Dal primo meeting FOCAC, le relazioni economiche e non tra i due Paesi sono andate consolidandosi, per motivi diversi ma complementari. Da un lato, la volontà di Pechino di estendere la propria influenza globale, favorendo processi di internazionalizzazione delle proprie imprese, e dall’altro i bisogni e le esigenze dell’Africa, un continente ricco di risorse naturali, ma con impellenti necessità di sviluppo, piani infrastrutturali e competenze tecniche.

Al 2018, data dell’ultimo summit FOCAC, la Cina aveva costruito in Africa più di 6.000 chilometri di strade e ferrovie, quasi 20 porti e più di 80 centrali elettriche. Gli investimenti diretti nel continente raggiungevano la cifra di 110 miliardi di dollari USA, con oltre 10.000 imprese cinesi con investimenti sul suolo africano.

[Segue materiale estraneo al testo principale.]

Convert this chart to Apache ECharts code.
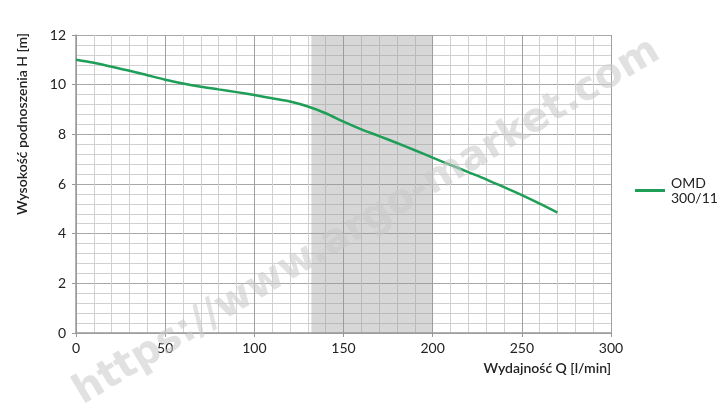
<!DOCTYPE html>
<html>
<head>
<meta charset="utf-8">
<script src="https://cdn.jsdelivr.net/npm/echarts@6/dist/echarts.min.js"></script>
<style>
html,body{margin:0;padding:0;background:#fff;}
#chart{width:724px;height:417px;}
</style>
</head>
<body>
<div id="chart"></div>
<script>
const flow = [0,10,20,30,40,50,60,70,80,90,100,110,120,130,140,150,160,170,180,190,200,210,220,230,240,250,260,270];
const head = [11.0,10.88,10.72,10.56,10.38,10.2,10.05,9.92,9.81,9.7,9.58,9.45,9.32,9.12,8.85,8.51,8.2,7.93,7.65,7.36,7.06,6.77,6.48,6.19,5.87,5.55,5.21,4.85];
const seriesName = 'OMD\n300/11';
const bandRange = [132, 200];
const xTitle = 'Wydajność Q [l/min]';
const yTitle = 'Wysokość podnoszenia H [m]';
const watermark = 'https://www.argo-market.com';

const FONT = 'Lato, "Open Sans", sans-serif';
const chart = echarts.init(document.getElementById('chart'), null, {renderer:'canvas'});
chart.setOption({
  animation:false,
  backgroundColor:'#fff',
  grid:{left:76,right:113,top:35,bottom:84,containLabel:false},
  legend:{
    orient:'vertical', left:630, top:163,
    itemWidth:30, itemHeight:3, icon:'rect', itemGap:0,
    data:[seriesName],
    textStyle:{fontFamily:FONT,fontSize:14,color:'#222',lineHeight:15,padding:[15,0,0,1]}
  },
  xAxis:{
    type:'value', min:0, max:300, interval:50,
    axisLine:{show:true,lineStyle:{color:'#999',width:1.5}},
    axisTick:{show:true,length:4,lineStyle:{color:'#999'}},
    axisLabel:{fontFamily:FONT,fontSize:14,color:'#222',margin:8},
    splitLine:{show:true,lineStyle:{color:'#a0a0a0',width:1}},
    minorTick:{show:false,splitNumber:5},
    minorSplitLine:{show:true,lineStyle:{color:'#d0d0d0',width:1}},
    name:xTitle, nameLocation:'end', nameGap:0,
    nameTextStyle:{fontFamily:FONT,fontSize:14,fontWeight:600,color:'#222',align:'right',verticalAlign:'top',padding:[28,0,0,0]}
  },
  yAxis:{
    type:'value', min:0, max:12, interval:2,
    axisLine:{show:true,lineStyle:{color:'#999',width:1.5}},
    axisTick:{show:true,length:4,lineStyle:{color:'#999'}},
    axisLabel:{fontFamily:FONT,fontSize:14,color:'#222',margin:10},
    splitLine:{show:true,lineStyle:{color:'#a8a8a8',width:1.2}},
    minorTick:{show:false,splitNumber:5},
    minorSplitLine:{show:true,lineStyle:{color:'#d0d0d0',width:1}}
  },
  graphic:[
    {type:'text', x:22, y:33, rotation:Math.PI/2, z:10,
     style:{text:yTitle, fontFamily:FONT, fontSize:14, fontWeight:600, fill:'#222', textAlign:'right', textVerticalAlign:'middle'}},
    {type:'text', x:367, y:222, rotation:31*Math.PI/180, z:100, silent:true,
     style:{text:watermark, fontFamily:'"DejaVu Sans", sans-serif', fontSize:40, fontWeight:'bold', fill:'rgba(200,200,200,0.55)', textAlign:'center', textVerticalAlign:'middle'}}
  ],
  series:[{
    name:seriesName, type:'line', smooth:0.3, showSymbol:false,
    data:flow.map((q,i)=>[q,head[i]]),
    lineStyle:{color:'#1f9e57',width:2.5},
    itemStyle:{color:'#1f9e57'},
    markArea:{silent:true, itemStyle:{color:'rgba(150,150,150,0.38)'},
      data:[[{xAxis:bandRange[0]},{xAxis:bandRange[1]}]]}
  }]
});
</script>
</body>
</html>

L’agenda politica di Pechino

Nonostante gli interessi economici giochino un ruolo fondamentale nel determinare il crescente impegno di Pechino in Africa, a spiegare tale spinta in avanti concorre, tra le altre cose, la volontà cinese di allargare la propria influenza politica all’interno delle organizzazioni internazionali. Rafforzando le sue relazioni diplomatiche attraverso la cooperazione economica, Pechino auspica di poter contare, sempre di più, sul voto dei Paesi africani in sedi importanti come quella dell’Onu. L’importanza strategica dell’Africa consiste non solo nel suo vantaggio numerico, in quanto grande raggruppamento di Stati, ma soprattutto nella loro tendenza a votare “in blocco”.

Il sostegno degli Stati africani all’agenda politica di Pechino nelle sedi multilaterali può dunque assumere un ruolo determinante, capace di spostare l’ago della bilancia nell’atto di decidere questioni delicate e prioritarie per il governo cinese, quali Taiwan o il controllo del Mar Cinese Meridionale.